L’endroit où attaquent les Allemands, sur la Meuse vers Sedan, est le point faible du dispositif français, entre la ligne Maginot (trop fournie, elle !) et le gros des troupes envoyé au nord. Là se trouvent des troupes insuffisantes, essentiellement des unités de réserves... alors qu’il s’agit du pivot de l’offensive alliée en Belgique ! Les trois divisions cuirassées de réserve que Gamelin avait pourtant judicieusement placées à Amiens sont dispersées dès le début des combats... Pour couronner le tout, le général de cette zone, Huntzinger, a plus l’expérience des bureaux et des salons que du front.

Lormier reprend une analyse de Raymond Cartier : pour Gamelin, il y a deux batailles, celle en Belgique, et celle sur la ligne Maginot. Le centre lui semble une zone neutre peu importante.

Le fait que la Ligne Maginot n’a pas été prolongée devant ces Ardennes réputées infranchissables par des chars est connu. J’ai entendu ici ou là que les Français ne voulaient pas vexer les Belges, mais Lormier donne une autre explication : le manque d’argent ! Pourtant, même incomplète, la Ligne a quand même « bu » les crédits qui auraient pu aller ailleurs (chars, DCA, aviation...).

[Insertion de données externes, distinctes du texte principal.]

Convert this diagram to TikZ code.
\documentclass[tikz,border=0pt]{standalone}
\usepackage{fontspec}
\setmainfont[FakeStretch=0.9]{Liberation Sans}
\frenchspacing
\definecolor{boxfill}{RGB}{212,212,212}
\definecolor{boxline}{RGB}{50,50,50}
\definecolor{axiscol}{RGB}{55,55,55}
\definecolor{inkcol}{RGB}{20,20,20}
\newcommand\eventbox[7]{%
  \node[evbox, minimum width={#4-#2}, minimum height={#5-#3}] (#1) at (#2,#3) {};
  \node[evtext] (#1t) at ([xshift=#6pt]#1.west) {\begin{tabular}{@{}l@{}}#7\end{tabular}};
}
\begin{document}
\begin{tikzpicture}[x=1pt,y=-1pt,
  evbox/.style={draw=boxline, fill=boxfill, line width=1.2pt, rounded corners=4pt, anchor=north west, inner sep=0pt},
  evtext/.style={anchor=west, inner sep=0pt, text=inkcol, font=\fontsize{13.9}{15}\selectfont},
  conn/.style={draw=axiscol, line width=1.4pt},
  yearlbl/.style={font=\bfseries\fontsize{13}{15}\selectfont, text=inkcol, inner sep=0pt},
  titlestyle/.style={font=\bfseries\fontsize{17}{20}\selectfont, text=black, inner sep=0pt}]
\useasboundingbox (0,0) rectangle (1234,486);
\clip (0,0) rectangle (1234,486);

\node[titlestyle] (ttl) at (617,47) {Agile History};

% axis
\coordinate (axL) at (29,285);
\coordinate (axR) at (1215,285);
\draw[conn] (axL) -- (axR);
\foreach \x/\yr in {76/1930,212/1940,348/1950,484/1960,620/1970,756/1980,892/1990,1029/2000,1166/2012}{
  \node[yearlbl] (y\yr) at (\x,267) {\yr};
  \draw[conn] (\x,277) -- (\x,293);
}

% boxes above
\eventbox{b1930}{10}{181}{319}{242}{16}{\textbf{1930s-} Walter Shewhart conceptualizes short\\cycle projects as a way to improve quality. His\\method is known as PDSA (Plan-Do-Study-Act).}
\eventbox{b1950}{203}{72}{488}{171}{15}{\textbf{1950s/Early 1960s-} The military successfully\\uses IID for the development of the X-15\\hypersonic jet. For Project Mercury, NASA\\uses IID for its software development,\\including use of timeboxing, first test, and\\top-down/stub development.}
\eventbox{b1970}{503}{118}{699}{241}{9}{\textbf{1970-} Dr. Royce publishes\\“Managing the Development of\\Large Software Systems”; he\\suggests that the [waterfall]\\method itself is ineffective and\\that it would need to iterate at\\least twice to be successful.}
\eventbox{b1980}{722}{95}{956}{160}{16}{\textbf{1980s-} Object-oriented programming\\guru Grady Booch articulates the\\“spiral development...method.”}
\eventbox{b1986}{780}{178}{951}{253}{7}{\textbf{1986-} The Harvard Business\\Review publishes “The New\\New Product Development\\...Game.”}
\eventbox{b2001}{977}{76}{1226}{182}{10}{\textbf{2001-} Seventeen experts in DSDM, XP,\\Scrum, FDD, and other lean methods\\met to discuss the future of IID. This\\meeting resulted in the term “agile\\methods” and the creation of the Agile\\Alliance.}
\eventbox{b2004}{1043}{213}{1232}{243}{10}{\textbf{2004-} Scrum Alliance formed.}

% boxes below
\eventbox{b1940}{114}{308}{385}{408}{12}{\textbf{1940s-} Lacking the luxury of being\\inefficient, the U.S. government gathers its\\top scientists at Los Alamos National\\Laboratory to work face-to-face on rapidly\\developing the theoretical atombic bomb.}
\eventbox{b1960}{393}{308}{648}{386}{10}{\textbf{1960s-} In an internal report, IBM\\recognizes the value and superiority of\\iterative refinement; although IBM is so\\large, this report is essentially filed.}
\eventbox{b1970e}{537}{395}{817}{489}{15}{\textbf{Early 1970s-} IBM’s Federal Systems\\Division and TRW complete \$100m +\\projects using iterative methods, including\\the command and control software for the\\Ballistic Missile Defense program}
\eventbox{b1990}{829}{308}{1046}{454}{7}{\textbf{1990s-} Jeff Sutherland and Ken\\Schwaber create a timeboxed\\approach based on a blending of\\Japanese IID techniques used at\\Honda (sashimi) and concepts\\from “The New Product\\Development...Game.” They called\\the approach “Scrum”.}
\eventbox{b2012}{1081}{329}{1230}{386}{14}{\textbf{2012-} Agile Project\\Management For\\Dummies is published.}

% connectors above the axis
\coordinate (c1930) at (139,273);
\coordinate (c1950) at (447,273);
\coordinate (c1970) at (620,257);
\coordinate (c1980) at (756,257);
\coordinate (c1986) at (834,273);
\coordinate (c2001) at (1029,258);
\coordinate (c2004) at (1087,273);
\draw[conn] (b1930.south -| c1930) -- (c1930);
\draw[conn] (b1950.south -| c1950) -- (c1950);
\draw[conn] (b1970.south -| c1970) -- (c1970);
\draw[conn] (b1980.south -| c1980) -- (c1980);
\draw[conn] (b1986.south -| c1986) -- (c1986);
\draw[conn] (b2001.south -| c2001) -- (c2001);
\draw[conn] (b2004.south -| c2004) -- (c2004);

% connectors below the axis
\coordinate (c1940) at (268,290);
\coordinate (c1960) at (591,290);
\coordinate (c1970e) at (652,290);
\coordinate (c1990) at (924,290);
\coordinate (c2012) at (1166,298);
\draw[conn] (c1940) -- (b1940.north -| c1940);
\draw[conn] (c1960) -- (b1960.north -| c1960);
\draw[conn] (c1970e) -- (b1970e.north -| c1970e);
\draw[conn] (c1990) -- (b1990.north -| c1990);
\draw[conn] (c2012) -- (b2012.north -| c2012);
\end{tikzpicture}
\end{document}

L’erreur française est en partie compréhensible : les Ardennes sont difficilement franchissables, et la vallée de la Meuse est encaissée. Encore eût-il fallu poser des mines antichars, défendre sérieusement le massif ardennais, et prendre aussi au sérieux les menaces qui s’annoncent sur le secteur (Lormier ne parle pas trop de la faillite du renseignement).

Sur la Meuse, le combat est inégal : sept divisions de panzers (2000 chars), trois d’infanterie motorisées, trente d’infanterie, contre... sept divisions d’infanterie de niveau médiocre, sans fortifications sérieuses, sans DCA, et peu de chars. La Luftwaffe se concentre également sur la Meuse, ce qui permet d’éviter une longue préparation d’artillerie, et traumatise littéralement les troupes françaises.

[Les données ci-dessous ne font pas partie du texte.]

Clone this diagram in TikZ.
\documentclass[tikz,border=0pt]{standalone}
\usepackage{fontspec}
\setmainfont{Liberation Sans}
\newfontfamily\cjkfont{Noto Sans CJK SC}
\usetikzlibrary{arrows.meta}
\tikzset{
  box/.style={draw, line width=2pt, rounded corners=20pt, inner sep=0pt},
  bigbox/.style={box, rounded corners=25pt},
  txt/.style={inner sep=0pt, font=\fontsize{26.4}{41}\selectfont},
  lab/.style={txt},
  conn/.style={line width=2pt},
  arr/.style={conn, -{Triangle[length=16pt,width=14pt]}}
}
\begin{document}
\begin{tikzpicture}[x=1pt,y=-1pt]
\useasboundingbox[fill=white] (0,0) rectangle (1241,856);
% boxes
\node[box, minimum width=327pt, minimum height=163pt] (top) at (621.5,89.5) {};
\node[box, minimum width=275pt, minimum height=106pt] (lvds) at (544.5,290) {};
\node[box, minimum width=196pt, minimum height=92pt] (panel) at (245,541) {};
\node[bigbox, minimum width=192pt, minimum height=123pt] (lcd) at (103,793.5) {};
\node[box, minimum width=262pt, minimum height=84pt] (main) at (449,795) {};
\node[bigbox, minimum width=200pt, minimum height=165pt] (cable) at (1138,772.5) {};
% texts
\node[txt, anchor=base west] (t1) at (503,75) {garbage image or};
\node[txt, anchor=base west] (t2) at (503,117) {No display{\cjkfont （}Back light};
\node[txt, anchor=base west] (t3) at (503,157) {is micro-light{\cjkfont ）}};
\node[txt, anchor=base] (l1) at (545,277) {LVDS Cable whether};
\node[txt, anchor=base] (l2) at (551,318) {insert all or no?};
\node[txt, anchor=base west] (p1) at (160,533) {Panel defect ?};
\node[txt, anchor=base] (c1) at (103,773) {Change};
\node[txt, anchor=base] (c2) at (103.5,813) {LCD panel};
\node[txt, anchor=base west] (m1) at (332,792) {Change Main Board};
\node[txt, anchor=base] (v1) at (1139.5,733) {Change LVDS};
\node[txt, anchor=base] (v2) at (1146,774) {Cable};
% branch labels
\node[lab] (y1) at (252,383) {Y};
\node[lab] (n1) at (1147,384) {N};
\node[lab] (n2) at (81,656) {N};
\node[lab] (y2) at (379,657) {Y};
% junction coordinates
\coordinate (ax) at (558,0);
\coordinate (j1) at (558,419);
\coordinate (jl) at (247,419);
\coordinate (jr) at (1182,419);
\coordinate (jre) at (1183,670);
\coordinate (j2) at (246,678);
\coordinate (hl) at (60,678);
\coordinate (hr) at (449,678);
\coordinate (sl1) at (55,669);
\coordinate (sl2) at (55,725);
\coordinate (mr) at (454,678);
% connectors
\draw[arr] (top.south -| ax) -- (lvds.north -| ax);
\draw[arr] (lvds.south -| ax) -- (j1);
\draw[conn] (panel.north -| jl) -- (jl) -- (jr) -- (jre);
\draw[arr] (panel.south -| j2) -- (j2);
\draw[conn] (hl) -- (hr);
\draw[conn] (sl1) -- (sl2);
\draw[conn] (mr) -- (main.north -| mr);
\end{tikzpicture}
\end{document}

Lormier calcule que les fronts étaient beaucoup trop étendus pour les unités présentes (j’ai appris qu’une division n’est bonne à défendre correctement que cinq ou six kilomètres de front).

Cependant, les Allemands qui franchisent la Meuse en canot pneumatique, même couverts par leurs artillerie, laissent de lourdes pertes. Les Ardennes sont réellement très dangereuses à franchir.

La Somme et l’Aisne

Les Allemands atteignent la côte atlantique à Abbeville, et la contre-attaque de de Gaulle ne va pas bien loin. Les Anglais rembarquent à Dunkerque, et les Allemands sont maîtres du nord de la France. Ils se tournent vers le sud, mais franchir la Somme et l’Aisne vers Paris ne sera pas une partie de plaisir, même si les Allemands dominent par trois contre un.

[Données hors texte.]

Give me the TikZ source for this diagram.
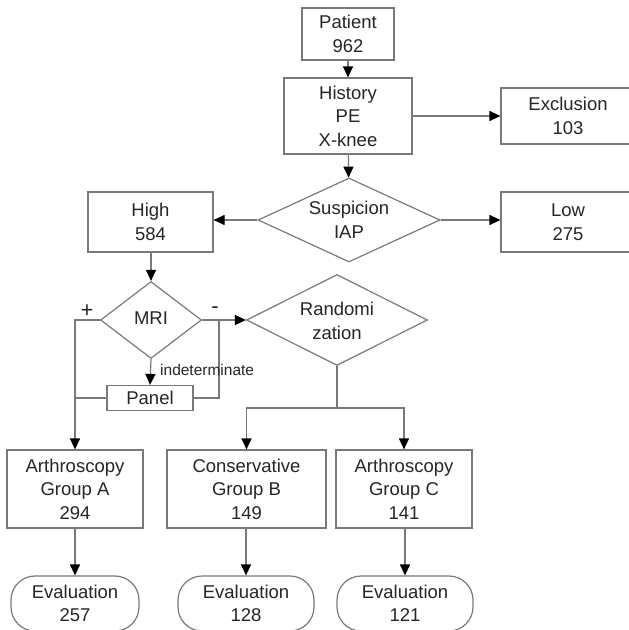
\documentclass[tikz,border=0pt]{standalone}
\usepackage{fontspec}
\setmainfont{Liberation Sans}
\usetikzlibrary{shapes.geometric,arrows.meta}
\definecolor{linegray}{HTML}{7A7A7A}
\definecolor{txt}{HTML}{262626}
\tikzset{
  every node/.style={font=\fontsize{18.5}{23.5}\selectfont, text=txt, align=center, inner sep=0pt},
  box/.style={draw=linegray, line width=1.2pt, rectangle},
  dia/.style={draw=linegray, line width=1.2pt, diamond},
  evalbox/.style={draw=linegray, line width=1.2pt, rectangle, rounded corners=24pt},
  conn/.style={draw=linegray, line width=1.2pt},
  arr/.style={conn, -{Triangle[length=11pt,width=10pt,black]}},
  smalllab/.style={font=\fontsize{15.5}{18}\selectfont},
  signlab/.style={font=\fontsize{22}{22}\selectfont}
}
\begin{document}
\begin{tikzpicture}[x=1pt,y=-1pt]
\useasboundingbox (0,0) rectangle (629,630);
\clip (0,0) rectangle (629,630);
\fill[white] (0,0) rectangle (629,630);

\node[box, minimum width=92, minimum height=52] (patient) at (348,34) {Patient\\962};
\node[box, minimum width=128, minimum height=76] (history) at (348,116) {History\\PE\\X-knee};
\node[box, minimum width=134, minimum height=56] (excl) at (568,116) {Exclusion\\103};
\node[dia, minimum width=182, minimum height=84] (susp) at (349,220) {};
\node (susptxt) at (349,220) {Suspicion\\IAP};
\node[box, minimum width=125, minimum height=60] (high) at (150.5,222) {High\\584};
\node[box, minimum width=134, minimum height=60] (low) at (568,222) {Low\\275};
\node[dia, minimum width=101, minimum height=77] (mri) at (151,320) {};
\node (mritxt) at (151,318) {MRI};
\node[dia, minimum width=181, minimum height=91] (rand) at (337,320) {};
\node (randtxt) at (337,321) {Randomi\\zation};
\node[box, minimum width=86, minimum height=25] (panel) at (150,398) {Panel};
\node[box, minimum width=136, minimum height=78] (ga) at (75,489) {Arthroscopy\\Group A\\294};
\node[box, minimum width=159, minimum height=78] (gb) at (246.5,489) {Conservative\\Group B\\149};
\node[box, minimum width=136, minimum height=78] (gc) at (404,489) {Arthroscopy\\Group C\\141};
\node[evalbox, minimum width=128, minimum height=55] (ea) at (75,603.5) {Evaluation\\257};
\node[evalbox, minimum width=136, minimum height=55] (eb) at (246,603.5) {Evaluation\\128};
\node[evalbox, minimum width=136, minimum height=55] (ec) at (405,603.5) {Evaluation\\121};

\coordinate (split) at (337,408);
\coordinate (jr) at (219,320);

\draw[arr] (patient) -- (history);
\draw[arr] (history) -- (excl);
\draw[arr] (history) -- (susp);
\draw[arr] (susp.west) -- (susp.west -| high.east);
\draw[arr] (susp.east) -- (susp.east -| low.west);
\draw[arr] (high.south -| mri.north) -- (mri.north);
\draw[arr] (mri.east) -- (rand.west);
\draw[arr] (mri.west) -| (ga.north);
\draw[arr] (mri.south) -- (panel.north);
\draw[conn] (panel.west) -- (panel.west -| ga.north);
\draw[conn] (panel.east) -| (jr);
\draw[conn] (rand.south) -- (split);
\draw[arr] (split) -| (gb.north);
\draw[arr] (split) -| (gc.north);
\draw[arr] (ga) -- (ea);
\draw[arr] (gb.south -| eb.north) -- (eb.north);
\draw[arr] (gc.south -| ec.north) -- (ec.north);

\node[signlab] (plus) at (87,311) {+};
\node[signlab] (minus) at (215,310) {-};
\node[smalllab, anchor=west] (indet) at (160,370) {indeterminate};
\end{tikzpicture}
\end{document}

Le front de la Somme résiste bien, avec des pertes terribles des deux côtés. Lormier cite un épisode où la division de Rommel vient difficilement à bout d’une division de Sénégalais, qui vont jusqu’à recourir à l’arme blanche dans des batailles de rues. Certains, prisonniers, seront sommairement exécutés, au mépris des « lois de la guerre », conséquence de la propagande raciste nazie.

Les Allemands ne passent la Somme et l’Aisne que grâce à leur supériorité matérielle, après huit jours de combats. Un passage délectable des carnets du général allemand Halder : « Guderian piétine encore (...) il a plusieurs divisions françaises en face de lui. Parmi ces divisions, il y en a au moins trois que Guderian prétendait avoir détruites la veille... ».

À suivre...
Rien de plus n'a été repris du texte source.